Task objective —
Repeat the material exactly from its first line to the line that includes "const shares = [16.7, 1.6, 14.5, 38.9, 3.6, 23.3, 0.2]". Skip pictures.

Dataset section —
........

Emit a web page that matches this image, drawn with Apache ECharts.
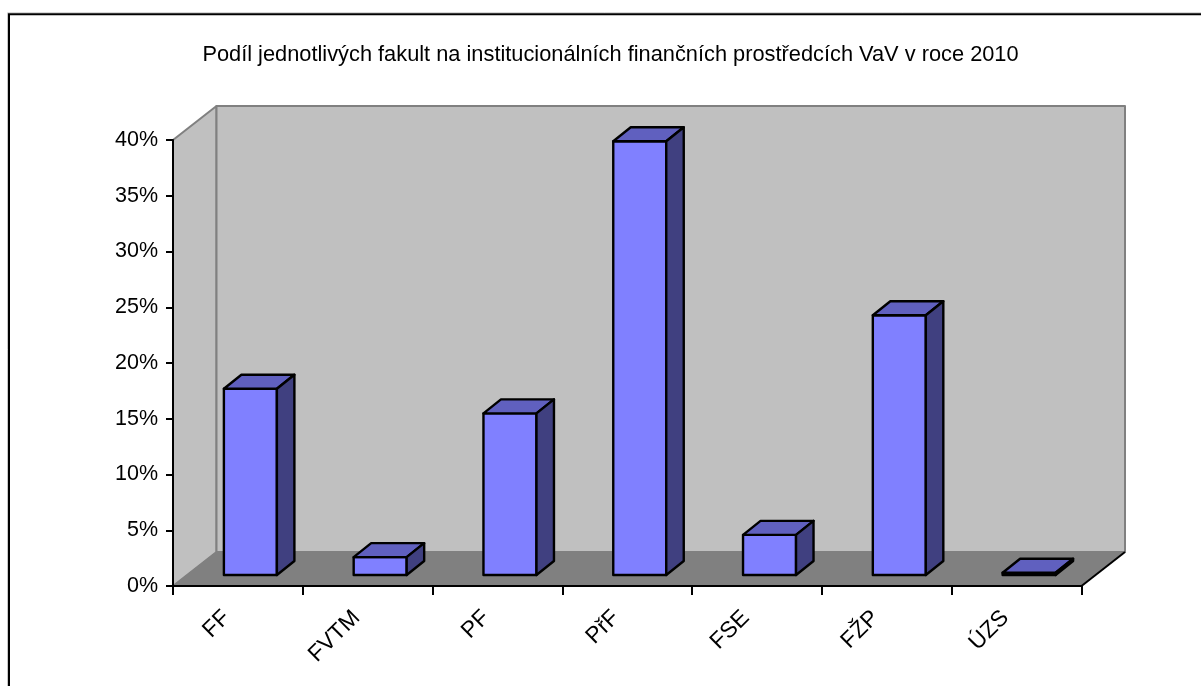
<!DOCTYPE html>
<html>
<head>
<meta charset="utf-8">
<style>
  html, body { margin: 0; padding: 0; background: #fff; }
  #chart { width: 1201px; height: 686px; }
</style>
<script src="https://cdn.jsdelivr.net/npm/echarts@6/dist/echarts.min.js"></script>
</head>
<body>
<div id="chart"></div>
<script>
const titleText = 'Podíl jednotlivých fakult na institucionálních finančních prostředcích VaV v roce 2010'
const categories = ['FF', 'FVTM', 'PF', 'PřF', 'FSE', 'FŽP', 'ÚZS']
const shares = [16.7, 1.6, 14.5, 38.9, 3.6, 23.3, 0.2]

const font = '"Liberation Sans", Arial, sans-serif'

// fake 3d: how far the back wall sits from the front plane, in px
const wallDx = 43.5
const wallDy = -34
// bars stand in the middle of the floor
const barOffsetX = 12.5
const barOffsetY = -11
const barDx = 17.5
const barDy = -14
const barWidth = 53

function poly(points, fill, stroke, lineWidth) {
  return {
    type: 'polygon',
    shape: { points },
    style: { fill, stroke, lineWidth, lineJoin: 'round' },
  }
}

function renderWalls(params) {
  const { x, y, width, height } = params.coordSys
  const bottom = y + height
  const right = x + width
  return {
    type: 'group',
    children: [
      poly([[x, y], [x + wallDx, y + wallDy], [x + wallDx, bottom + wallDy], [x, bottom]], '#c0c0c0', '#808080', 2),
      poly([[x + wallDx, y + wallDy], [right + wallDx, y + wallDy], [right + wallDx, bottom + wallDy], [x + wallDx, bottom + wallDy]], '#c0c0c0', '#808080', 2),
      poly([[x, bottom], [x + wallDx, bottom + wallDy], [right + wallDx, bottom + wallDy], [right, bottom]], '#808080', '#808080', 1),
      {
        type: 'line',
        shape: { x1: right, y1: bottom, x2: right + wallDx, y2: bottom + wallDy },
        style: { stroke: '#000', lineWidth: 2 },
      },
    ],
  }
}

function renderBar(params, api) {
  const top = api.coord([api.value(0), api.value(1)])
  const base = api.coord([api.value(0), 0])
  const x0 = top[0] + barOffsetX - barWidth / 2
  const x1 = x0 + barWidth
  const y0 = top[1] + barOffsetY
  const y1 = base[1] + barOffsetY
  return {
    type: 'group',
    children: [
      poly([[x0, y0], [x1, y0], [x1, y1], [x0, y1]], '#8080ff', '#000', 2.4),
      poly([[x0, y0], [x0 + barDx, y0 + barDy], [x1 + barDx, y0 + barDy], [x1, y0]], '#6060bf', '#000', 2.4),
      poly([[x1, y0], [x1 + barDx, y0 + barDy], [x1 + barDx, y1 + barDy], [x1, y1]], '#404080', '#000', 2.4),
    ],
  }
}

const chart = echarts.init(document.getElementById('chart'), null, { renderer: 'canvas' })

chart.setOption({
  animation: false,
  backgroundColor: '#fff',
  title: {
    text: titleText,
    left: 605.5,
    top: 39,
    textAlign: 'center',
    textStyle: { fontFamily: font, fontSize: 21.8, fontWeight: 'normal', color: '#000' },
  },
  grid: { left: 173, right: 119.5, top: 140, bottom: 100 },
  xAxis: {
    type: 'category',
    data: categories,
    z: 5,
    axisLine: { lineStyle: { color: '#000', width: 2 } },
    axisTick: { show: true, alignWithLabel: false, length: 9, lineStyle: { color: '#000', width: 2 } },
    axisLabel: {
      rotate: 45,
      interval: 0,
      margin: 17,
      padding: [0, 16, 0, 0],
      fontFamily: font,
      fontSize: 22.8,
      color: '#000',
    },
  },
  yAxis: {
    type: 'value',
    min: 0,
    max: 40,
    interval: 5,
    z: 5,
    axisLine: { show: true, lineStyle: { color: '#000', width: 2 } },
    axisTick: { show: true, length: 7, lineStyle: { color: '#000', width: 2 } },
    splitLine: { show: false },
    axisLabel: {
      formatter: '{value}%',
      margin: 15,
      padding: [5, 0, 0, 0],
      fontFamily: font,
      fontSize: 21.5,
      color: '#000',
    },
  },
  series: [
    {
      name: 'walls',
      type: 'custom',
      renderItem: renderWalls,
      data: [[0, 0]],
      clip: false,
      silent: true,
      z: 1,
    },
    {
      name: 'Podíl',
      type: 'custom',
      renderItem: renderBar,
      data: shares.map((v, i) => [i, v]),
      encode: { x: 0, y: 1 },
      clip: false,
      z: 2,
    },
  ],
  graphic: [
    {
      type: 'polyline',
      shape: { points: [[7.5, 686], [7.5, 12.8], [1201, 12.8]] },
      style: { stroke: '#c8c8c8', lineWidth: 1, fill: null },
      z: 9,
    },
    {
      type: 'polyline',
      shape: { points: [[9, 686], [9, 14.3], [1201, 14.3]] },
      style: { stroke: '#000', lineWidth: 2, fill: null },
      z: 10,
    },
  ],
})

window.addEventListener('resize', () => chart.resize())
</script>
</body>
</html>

........

Correct result —
Emit a web page that matches this image, drawn with Apache ECharts.
<!DOCTYPE html>
<html>
<head>
<meta charset="utf-8">
<style>
  html, body { margin: 0; padding: 0; background: #fff; }
  #chart { width: 1201px; height: 686px; }
</style>
<script src="https://cdn.jsdelivr.net/npm/echarts@6/dist/echarts.min.js"></script>
</head>
<body>
<div id="chart"></div>
<script>
const titleText = 'Podíl jednotlivých fakult na institucionálních finančních prostředcích VaV v roce 2010'
const categories = ['FF', 'FVTM', 'PF', 'PřF', 'FSE', 'FŽP', 'ÚZS']
const shares = [16.7, 1.6, 14.5, 38.9, 3.6, 23.3, 0.2]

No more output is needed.